Once sleepy Great Plains towns sit on one of the world's largest oil deposits and a boom is well underway. North Dakota now has the nation's lowest unemployment rate, as oil and related industries now employ 60,000 workers with an average salary of well over $100,000.
NPR examines the effects of the oil fields in the Great Plains in a series airing beginning Wednesday, January 22, and through Sunday, January 26, on witf. NPR's Jeff Brady and Kirk Siegler, Prairie Public Radio's Meg Lindholm and Dan Boyce of Montana Public Radio contribute the reports.
Welcome To Oil Country - Morning Edition; Wednesday, January 22
The Great Plains oil boom is transforming everything it touches, from jobs to crime. It's a modern day gold rush causing severe growing pains and transforming these towns into ones their longtime residents no longer recognize. NPR's Kirk Siegler reports.
Pitting Oil Against Agriculture - All Things Considered; Wednesday, January 22
Despite a booming oil industry, agriculture remains North Dakota's largest industry. Many farmers and ranchers profit from the oil boom but others complain drillers interfere with their business. This tension prompted one group to target North Dakota's governor in a failed attempt to have him indicted for bribery. NPR's Jeff Brady reports.
Gas Flaring Controversy - Morning Edition; Thursday, January 23
The bright light caused by natural gas flaring looks pretty from space, but the gas is a huge waste of energy and profits for North Dakota's mineral rights owners. Several class action lawsuits have been filed by mineral rights owners against oil companies they say are flaring more than the law allows. NPR's Jeff Brady reports.
Oil Demands Outpace Infrastructure - All Things Considered; Thursday, January 23
The Great Plains oil development significantly strains the infrastructure of communities throughout the region. A steady stream of big rigs pounds the streets of small Sidney, Montana every day as a rapidly increasing population stretches the town's sewer system to its limit. The town is trying to pay for $55 million in infrastructure needs on about a $10 million annual budget. Dan Boyce of Montana Public Radio reports.
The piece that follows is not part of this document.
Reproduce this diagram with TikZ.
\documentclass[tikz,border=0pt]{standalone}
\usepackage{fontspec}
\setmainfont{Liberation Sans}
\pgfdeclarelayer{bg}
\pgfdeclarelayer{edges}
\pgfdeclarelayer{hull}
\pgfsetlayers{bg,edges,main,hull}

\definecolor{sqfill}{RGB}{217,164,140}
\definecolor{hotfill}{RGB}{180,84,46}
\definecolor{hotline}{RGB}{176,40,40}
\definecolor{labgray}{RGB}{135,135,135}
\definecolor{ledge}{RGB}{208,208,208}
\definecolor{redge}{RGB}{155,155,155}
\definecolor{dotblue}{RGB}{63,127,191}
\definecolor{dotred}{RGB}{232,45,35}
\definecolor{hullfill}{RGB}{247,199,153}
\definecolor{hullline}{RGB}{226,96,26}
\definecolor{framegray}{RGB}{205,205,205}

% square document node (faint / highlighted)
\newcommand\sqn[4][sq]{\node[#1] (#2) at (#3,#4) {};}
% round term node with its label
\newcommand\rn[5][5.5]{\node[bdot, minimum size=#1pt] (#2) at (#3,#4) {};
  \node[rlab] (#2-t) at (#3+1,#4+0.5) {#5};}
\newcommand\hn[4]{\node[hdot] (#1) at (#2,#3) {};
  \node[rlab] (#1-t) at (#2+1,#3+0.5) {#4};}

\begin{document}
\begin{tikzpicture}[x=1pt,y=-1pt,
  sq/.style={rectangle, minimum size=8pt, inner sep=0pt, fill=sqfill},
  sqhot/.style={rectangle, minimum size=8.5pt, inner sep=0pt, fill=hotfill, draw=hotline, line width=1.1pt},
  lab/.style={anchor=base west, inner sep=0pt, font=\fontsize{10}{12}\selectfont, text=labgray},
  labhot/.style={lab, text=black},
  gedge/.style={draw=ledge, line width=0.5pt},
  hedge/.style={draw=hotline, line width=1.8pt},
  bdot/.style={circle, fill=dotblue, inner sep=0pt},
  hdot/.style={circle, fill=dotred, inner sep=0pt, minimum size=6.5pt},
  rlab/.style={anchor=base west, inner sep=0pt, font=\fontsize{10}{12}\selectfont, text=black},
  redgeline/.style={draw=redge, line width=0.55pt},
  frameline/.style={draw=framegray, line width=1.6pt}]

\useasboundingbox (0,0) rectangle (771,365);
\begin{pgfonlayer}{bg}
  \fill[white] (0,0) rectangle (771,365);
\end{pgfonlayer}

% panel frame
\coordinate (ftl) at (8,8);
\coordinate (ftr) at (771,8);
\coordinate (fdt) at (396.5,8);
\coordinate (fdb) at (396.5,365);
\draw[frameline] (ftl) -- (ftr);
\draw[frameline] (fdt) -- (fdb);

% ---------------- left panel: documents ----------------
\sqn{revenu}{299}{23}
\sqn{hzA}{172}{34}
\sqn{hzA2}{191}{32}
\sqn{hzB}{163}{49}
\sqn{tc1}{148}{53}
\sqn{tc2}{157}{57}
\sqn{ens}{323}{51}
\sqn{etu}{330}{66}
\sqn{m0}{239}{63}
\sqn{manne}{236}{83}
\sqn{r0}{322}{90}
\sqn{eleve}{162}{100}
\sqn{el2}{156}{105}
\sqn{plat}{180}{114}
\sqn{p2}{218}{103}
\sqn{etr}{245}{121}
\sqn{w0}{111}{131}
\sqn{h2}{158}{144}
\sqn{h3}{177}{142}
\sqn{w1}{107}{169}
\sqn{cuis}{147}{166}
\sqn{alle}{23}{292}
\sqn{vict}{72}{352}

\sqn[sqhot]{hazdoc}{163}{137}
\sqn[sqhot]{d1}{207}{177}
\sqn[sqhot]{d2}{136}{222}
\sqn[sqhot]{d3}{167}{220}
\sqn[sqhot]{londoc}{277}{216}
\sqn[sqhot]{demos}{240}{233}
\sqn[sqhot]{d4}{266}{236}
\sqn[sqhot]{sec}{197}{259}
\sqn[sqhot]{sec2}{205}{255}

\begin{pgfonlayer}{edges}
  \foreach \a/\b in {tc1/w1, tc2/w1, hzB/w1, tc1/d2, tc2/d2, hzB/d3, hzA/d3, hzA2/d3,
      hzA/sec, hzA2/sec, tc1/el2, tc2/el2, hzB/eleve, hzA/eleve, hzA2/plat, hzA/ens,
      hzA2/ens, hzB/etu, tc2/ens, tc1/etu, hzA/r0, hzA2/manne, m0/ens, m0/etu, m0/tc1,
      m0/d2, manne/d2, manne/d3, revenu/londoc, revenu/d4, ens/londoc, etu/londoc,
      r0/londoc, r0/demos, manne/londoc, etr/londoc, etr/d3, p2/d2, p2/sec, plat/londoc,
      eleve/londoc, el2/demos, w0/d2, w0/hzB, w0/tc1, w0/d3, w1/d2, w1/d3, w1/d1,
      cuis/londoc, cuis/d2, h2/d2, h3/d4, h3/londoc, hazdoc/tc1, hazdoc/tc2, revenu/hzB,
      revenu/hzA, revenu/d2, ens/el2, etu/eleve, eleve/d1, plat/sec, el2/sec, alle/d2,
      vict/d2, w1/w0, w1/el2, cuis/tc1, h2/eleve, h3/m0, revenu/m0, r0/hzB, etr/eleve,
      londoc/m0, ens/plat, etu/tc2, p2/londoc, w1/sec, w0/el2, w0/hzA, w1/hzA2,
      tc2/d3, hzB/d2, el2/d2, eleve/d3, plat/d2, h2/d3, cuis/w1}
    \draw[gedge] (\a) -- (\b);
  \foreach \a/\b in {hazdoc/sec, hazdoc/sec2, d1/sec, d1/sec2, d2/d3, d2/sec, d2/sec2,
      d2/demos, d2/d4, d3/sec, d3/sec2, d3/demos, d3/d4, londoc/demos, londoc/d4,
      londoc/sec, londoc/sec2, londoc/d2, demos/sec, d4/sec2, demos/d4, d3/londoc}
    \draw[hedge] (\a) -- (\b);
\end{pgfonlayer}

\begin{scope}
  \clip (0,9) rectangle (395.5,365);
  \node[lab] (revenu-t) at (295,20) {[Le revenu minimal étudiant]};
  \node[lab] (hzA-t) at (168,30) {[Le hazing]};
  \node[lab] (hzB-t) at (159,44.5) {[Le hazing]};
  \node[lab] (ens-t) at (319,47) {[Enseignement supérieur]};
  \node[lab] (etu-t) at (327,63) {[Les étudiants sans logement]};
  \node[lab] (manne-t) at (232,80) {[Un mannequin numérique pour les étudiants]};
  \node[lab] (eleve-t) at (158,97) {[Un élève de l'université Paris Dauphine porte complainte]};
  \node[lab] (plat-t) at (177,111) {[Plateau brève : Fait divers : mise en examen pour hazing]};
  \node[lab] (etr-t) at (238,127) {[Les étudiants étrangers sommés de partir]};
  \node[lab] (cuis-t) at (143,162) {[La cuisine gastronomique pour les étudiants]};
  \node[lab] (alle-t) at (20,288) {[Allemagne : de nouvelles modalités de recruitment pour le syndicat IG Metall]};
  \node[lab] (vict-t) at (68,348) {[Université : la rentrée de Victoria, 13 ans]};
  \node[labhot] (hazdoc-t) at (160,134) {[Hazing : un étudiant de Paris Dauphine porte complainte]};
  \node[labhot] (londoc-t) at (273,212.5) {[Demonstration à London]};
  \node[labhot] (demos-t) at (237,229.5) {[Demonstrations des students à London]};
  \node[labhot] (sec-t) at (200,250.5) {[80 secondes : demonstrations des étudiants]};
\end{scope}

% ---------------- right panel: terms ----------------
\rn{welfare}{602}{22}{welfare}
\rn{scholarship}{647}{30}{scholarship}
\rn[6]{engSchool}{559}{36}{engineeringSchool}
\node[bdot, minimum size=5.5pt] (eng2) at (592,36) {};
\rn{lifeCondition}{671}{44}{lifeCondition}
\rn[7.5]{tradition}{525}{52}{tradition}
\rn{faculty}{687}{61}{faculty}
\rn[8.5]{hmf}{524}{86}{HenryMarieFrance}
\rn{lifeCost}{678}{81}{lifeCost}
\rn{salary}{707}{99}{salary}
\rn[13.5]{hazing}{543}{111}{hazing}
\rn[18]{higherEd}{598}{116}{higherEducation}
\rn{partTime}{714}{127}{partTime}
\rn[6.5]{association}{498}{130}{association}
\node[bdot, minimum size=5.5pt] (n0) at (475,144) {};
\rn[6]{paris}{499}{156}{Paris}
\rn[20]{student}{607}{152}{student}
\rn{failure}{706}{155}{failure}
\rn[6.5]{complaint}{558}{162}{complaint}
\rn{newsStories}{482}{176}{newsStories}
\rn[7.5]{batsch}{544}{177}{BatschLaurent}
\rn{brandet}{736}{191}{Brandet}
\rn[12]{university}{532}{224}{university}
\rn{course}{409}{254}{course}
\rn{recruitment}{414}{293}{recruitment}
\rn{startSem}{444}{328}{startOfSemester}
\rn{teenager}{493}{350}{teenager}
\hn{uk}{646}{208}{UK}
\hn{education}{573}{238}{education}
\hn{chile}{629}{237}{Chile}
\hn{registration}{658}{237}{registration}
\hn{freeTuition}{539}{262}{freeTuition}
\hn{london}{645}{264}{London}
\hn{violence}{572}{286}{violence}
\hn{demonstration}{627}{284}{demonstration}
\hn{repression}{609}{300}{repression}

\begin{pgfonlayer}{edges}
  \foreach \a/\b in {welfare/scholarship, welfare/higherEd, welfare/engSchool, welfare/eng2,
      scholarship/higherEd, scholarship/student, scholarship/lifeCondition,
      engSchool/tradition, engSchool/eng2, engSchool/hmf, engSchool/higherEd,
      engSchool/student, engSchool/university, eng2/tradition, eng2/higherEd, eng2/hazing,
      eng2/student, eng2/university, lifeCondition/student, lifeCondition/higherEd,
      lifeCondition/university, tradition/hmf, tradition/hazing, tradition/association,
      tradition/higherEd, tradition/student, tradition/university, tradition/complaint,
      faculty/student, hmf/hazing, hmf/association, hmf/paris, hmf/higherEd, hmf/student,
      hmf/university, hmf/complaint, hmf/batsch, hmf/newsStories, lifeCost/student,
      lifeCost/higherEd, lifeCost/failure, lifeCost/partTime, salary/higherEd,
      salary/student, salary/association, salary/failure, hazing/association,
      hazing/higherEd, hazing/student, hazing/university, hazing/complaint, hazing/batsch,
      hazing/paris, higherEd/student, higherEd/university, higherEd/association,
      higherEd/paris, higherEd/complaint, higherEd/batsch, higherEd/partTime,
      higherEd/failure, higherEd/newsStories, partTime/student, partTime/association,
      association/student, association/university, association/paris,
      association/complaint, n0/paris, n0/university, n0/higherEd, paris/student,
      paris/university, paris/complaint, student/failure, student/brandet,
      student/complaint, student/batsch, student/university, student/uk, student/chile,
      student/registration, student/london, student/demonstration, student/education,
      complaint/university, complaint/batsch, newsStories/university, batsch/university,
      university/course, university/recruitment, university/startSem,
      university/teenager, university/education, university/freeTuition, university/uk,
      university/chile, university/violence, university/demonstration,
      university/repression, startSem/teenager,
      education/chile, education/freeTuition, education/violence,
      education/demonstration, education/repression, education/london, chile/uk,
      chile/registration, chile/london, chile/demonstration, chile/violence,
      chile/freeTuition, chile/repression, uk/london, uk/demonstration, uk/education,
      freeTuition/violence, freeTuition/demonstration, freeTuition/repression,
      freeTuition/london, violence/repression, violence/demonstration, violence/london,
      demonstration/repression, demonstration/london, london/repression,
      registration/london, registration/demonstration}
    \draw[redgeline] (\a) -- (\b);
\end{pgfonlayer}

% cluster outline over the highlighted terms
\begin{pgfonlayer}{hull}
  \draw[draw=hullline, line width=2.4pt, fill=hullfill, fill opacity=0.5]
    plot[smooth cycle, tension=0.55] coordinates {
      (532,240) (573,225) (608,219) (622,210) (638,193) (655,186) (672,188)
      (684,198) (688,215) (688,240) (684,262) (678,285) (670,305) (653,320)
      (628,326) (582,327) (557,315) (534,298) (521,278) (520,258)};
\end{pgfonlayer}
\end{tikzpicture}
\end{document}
Commuting For Oil Dollars - Morning Edition; Friday, January 24
In the Northwest, where some of the region's last lumber mills have shuttered, people needing work are commuting hundreds of miles to remote eastern Montana and western North Dakota. They're taking jobs with the booming Bakken shale oil development, but this takes a toll for some families. NPR's Kirk Siegler reports.
Homeless In North Dakota - All Things Considered; Friday, January 24
For people coming to North Dakota for oil jobs, finding affordable housing is a sometimes insurmountable challenge. As a result, the number of homeless people, including children, has risen dramatically. Shelters are stretched beyond their capacity, so a group of 18 churches has banded together to open their doors to the overflow. Meg Lindholm of Prairie Public Radio reports.
Prostitution in Oil Country - Weekend Edition; Saturday, January 25
Prostitution is becoming more commonplace throughout Great Plain oil country as the illegal industry fills demand from a population of young male oil workers. It's easy to find postings by professional escorts in town "for one week only" on local online classifieds. Men and women talk about the problem and its relation to a rise in sex trafficking. Dan Boyce of Montana Public Radio reports.
Building An Oil Refinery At The Source - All Things Considered; Saturday, January 25
The first new refinery since 1976 is under construction in rural North Dakota. An oil drilling boom there is prompting two companies to invest up to 300 million dollars to build a diesel refinery. NPR's Jeff Brady reports.
Shipping Oil From The Great Plains - Weekend Edition; Sunday, January 26
As the oil boom continues to grow in the Great Plains, the industry is increasingly relying on railroads to ship to refineries and major markets. Tens of millions of dollars in new oil-to-rail infrastructure projects have also been built in and around the Bakken shale oil field to handle what some see as a glut in oil along the northern plains. NPR's Kirk Siegler reports.
Bringing Culture To Oil Workers - All Things Considered; Sunday, January 26
The oil fields of western North Dakota bring vast economic opportunity to a region in decline just ten years ago, yet high art and culture are a rare commodity. One North Dakota humanities organization is trying to change that by sending two professional writers into towns most impacted by the Bakken shale oil boom to conduct creative writing workshops. Montana Public Radio's Dan Boyce has the story.